#### OBJECTIVE:
Print all of the lines exactly. Any picture among them stays out.

#### GIVEN MATERIAL:
····················
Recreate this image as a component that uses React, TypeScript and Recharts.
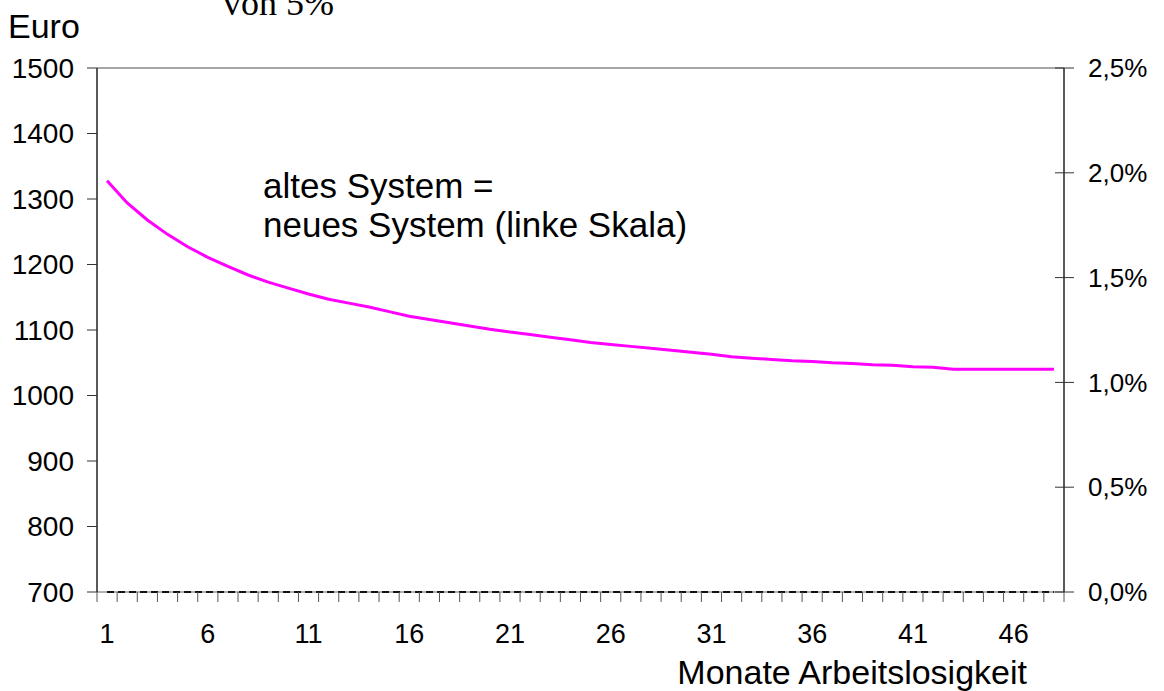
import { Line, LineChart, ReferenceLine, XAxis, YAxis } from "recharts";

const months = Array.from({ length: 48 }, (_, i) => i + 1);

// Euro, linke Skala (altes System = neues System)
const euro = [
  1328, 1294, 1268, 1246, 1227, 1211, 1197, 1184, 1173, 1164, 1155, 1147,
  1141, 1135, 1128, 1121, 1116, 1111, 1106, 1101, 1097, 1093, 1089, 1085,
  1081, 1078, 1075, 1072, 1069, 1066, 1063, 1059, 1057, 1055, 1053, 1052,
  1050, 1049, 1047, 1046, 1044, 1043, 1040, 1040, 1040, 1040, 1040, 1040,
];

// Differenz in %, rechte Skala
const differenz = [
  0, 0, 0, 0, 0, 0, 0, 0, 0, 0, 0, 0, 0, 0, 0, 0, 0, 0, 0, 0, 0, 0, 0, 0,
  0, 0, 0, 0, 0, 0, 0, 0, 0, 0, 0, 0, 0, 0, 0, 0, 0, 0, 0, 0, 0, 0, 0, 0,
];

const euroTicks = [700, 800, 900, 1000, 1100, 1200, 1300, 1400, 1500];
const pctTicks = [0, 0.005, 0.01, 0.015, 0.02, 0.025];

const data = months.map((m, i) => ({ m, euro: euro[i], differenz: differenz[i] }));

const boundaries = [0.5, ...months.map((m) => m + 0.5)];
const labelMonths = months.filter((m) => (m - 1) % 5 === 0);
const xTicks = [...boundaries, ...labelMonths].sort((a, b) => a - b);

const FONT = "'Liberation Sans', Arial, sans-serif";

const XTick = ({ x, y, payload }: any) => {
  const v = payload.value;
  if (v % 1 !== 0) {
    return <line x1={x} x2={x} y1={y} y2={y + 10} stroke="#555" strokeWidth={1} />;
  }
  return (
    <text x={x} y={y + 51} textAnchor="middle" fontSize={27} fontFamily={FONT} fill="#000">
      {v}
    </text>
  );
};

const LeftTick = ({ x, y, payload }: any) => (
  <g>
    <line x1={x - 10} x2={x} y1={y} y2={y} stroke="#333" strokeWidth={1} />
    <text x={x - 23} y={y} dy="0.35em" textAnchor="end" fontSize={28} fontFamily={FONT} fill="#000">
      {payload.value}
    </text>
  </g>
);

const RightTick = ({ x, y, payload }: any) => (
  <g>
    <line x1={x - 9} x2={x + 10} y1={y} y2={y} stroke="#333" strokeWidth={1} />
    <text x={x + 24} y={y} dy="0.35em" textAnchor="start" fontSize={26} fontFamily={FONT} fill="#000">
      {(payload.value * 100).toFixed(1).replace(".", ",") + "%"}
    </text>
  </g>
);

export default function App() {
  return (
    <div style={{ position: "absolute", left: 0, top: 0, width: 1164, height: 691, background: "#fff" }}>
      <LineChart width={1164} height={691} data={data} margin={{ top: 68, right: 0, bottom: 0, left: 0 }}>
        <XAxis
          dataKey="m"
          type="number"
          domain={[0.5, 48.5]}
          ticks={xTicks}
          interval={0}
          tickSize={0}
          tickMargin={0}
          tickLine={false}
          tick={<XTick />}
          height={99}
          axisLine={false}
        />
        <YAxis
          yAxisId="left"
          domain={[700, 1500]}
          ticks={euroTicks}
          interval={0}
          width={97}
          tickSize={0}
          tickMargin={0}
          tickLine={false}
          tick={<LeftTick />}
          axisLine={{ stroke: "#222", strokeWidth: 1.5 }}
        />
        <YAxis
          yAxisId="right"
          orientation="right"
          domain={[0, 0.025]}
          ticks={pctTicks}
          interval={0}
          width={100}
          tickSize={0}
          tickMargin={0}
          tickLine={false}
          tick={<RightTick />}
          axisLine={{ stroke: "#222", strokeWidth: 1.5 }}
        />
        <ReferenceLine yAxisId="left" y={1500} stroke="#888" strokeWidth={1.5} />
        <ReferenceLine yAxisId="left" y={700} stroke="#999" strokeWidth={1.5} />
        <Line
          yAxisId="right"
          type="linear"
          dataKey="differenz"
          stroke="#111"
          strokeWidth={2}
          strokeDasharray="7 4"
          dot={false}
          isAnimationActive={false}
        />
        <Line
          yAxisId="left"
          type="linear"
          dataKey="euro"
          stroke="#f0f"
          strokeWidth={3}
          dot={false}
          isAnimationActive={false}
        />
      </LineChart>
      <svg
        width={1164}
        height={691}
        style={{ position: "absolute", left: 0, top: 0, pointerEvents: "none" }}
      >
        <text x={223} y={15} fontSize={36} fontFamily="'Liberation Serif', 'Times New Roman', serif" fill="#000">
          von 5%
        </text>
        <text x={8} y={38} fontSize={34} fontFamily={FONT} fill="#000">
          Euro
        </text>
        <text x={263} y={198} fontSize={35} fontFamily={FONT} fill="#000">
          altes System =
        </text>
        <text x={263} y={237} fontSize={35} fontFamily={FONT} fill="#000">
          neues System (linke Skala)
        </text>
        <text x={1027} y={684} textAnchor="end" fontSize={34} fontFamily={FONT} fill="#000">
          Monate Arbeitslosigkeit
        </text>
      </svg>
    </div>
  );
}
····················
#### FINAL ANSWER:
Recreate this image as a component that uses React, TypeScript and Recharts.
import { Line, LineChart, ReferenceLine, XAxis, YAxis } from "recharts";

const months = Array.from({ length: 48 }, (_, i) => i + 1);

// Euro, linke Skala (altes System = neues System)
const euro = [
  1328, 1294, 1268, 1246, 1227, 1211, 1197, 1184, 1173, 1164, 1155, 1147,
  1141, 1135, 1128, 1121, 1116, 1111, 1106, 1101, 1097, 1093, 1089, 1085,
  1081, 1078, 1075, 1072, 1069, 1066, 1063, 1059, 1057, 1055, 1053, 1052,
  1050, 1049, 1047, 1046, 1044, 1043, 1040, 1040, 1040, 1040, 1040, 1040,
];

// Differenz in %, rechte Skala
const differenz = [
  0, 0, 0, 0, 0, 0, 0, 0, 0, 0, 0, 0, 0, 0, 0, 0, 0, 0, 0, 0, 0, 0, 0, 0,
  0, 0, 0, 0, 0, 0, 0, 0, 0, 0, 0, 0, 0, 0, 0, 0, 0, 0, 0, 0, 0, 0, 0, 0,
];

const euroTicks = [700, 800, 900, 1000, 1100, 1200, 1300, 1400, 1500];
const pctTicks = [0, 0.005, 0.01, 0.015, 0.02, 0.025];

const data = months.map((m, i) => ({ m, euro: euro[i], differenz: differenz[i] }));

const boundaries = [0.5, ...months.map((m) => m + 0.5)];
const labelMonths = months.filter((m) => (m - 1) % 5 === 0);
const xTicks = [...boundaries, ...labelMonths].sort((a, b) => a - b);

const FONT = "'Liberation Sans', Arial, sans-serif";

const XTick = ({ x, y, payload }: any) => {
  const v = payload.value;
  if (v % 1 !== 0) {
    return <line x1={x} x2={x} y1={y} y2={y + 10} stroke="#555" strokeWidth={1} />;
  }
  return (
    <text x={x} y={y + 51} textAnchor="middle" fontSize={27} fontFamily={FONT} fill="#000">
      {v}
    </text>
  );
};

const LeftTick = ({ x, y, payload }: any) => (
  <g>
    <line x1={x - 10} x2={x} y1={y} y2={y} stroke="#333" strokeWidth={1} />
    <text x={x - 23} y={y} dy="0.35em" textAnchor="end" fontSize={28} fontFamily={FONT} fill="#000">
      {payload.value}
    </text>
  </g>
);

const RightTick = ({ x, y, payload }: any) => (
  <g>
    <line x1={x - 9} x2={x + 10} y1={y} y2={y} stroke="#333" strokeWidth={1} />
    <text x={x + 24} y={y} dy="0.35em" textAnchor="start" fontSize={26} fontFamily={FONT} fill="#000">
      {(payload.value * 100).toFixed(1).replace(".", ",") + "%"}
    </text>
  </g>
);

export default function App() {
  return (
    <div style={{ position: "absolute", left: 0, top: 0, width: 1164, height: 691, background: "#fff" }}>
      <LineChart width={1164} height={691} data={data} margin={{ top: 68, right: 0, bottom: 0, left: 0 }}>
        <XAxis
          dataKey="m"
          type="number"
          domain={[0.5, 48.5]}
          ticks={xTicks}
          interval={0}
          tickSize={0}
          tickMargin={0}
          tickLine={false}
          tick={<XTick />}
          height={99}
          axisLine={false}
        />
        <YAxis
          yAxisId="left"
          domain={[700, 1500]}
          ticks={euroTicks}
          interval={0}
          width={97}
          tickSize={0}
          tickMargin={0}
          tickLine={false}
          tick={<LeftTick />}
          axisLine={{ stroke: "#222", strokeWidth: 1.5 }}
        />
        <YAxis
          yAxisId="right"
          orientation="right"
          domain={[0, 0.025]}
          ticks={pctTicks}
          interval={0}
          width={100}
          tickSize={0}
          tickMargin={0}
          tickLine={false}
          tick={<RightTick />}
          axisLine={{ stroke: "#222", strokeWidth: 1.5 }}
        />
        <ReferenceLine yAxisId="left" y={1500} stroke="#888" strokeWidth={1.5} />
        <ReferenceLine yAxisId="left" y={700} stroke="#999" strokeWidth={1.5} />
        <Line
          yAxisId="right"
          type="linear"
          dataKey="differenz"
          stroke="#111"
          strokeWidth={2}
          strokeDasharray="7 4"
          dot={false}
          isAnimationActive={false}
        />
        <Line
          yAxisId="left"
          type="linear"
          dataKey="euro"
          stroke="#f0f"
          strokeWidth={3}
          dot={false}
          isAnimationActive={false}
        />
      </LineChart>
      <svg
        width={1164}
        height={691}
        style={{ position: "absolute", left: 0, top: 0, pointerEvents: "none" }}
      >
        <text x={223} y={15} fontSize={36} fontFamily="'Liberation Serif', 'Times New Roman', serif" fill="#000">
          von 5%
        </text>
        <text x={8} y={38} fontSize={34} fontFamily={FONT} fill="#000">
          Euro
        </text>
        <text x={263} y={198} fontSize={35} fontFamily={FONT} fill="#000">
          altes System =
        </text>
        <text x={263} y={237} fontSize={35} fontFamily={FONT} fill="#000">
          neues System (linke Skala)
        </text>
        <text x={1027} y={684} textAnchor="end" fontSize={34} fontFamily={FONT} fill="#000">
          Monate Arbeitslosigkeit
        </text>
      </svg>
    </div>
  );
}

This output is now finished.